There are also moments where the action becomes slightly difficult to follow. Ritchie’s fast editing style works brilliantly when the rhythm clicks, but occasionally scenes move so quickly that geography and logic start to blur together. Thankfully, the film never becomes boring. Even at its most chaotic, it keeps charging forward with enough momentum to carry the audience through the confusion.
In the Grey is not trying to reinvent the action thriller. It is a straightforward Guy Ritchie film filled with criminals, mercenaries, betrayals, sharp suits and bullets. Sometimes that is enough.

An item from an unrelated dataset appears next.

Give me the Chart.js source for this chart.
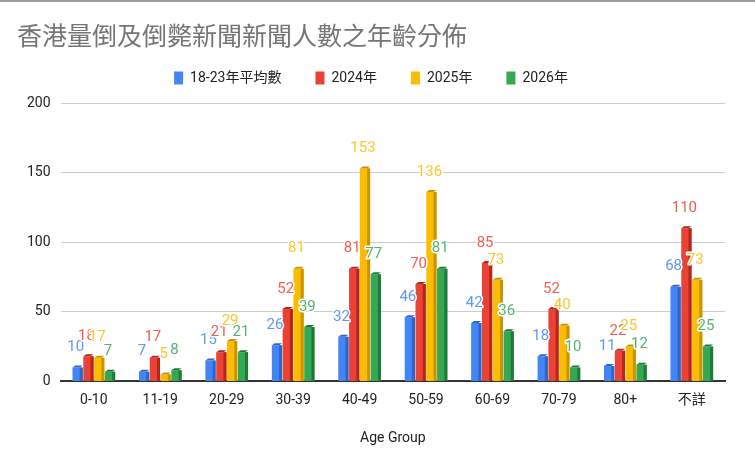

In an era where so many blockbusters feel overstuffed with self importance and endless franchise setup, there is something refreshing about a film that simply wants to entertain for ninety minutes.
It may be slightly by the numbers, and the editing issues are impossible to ignore, but the performances, humour and final act are strong enough to make it easy to recommend to fans of old school action thrillers.
In the Grey earns a solid 8 out of 10.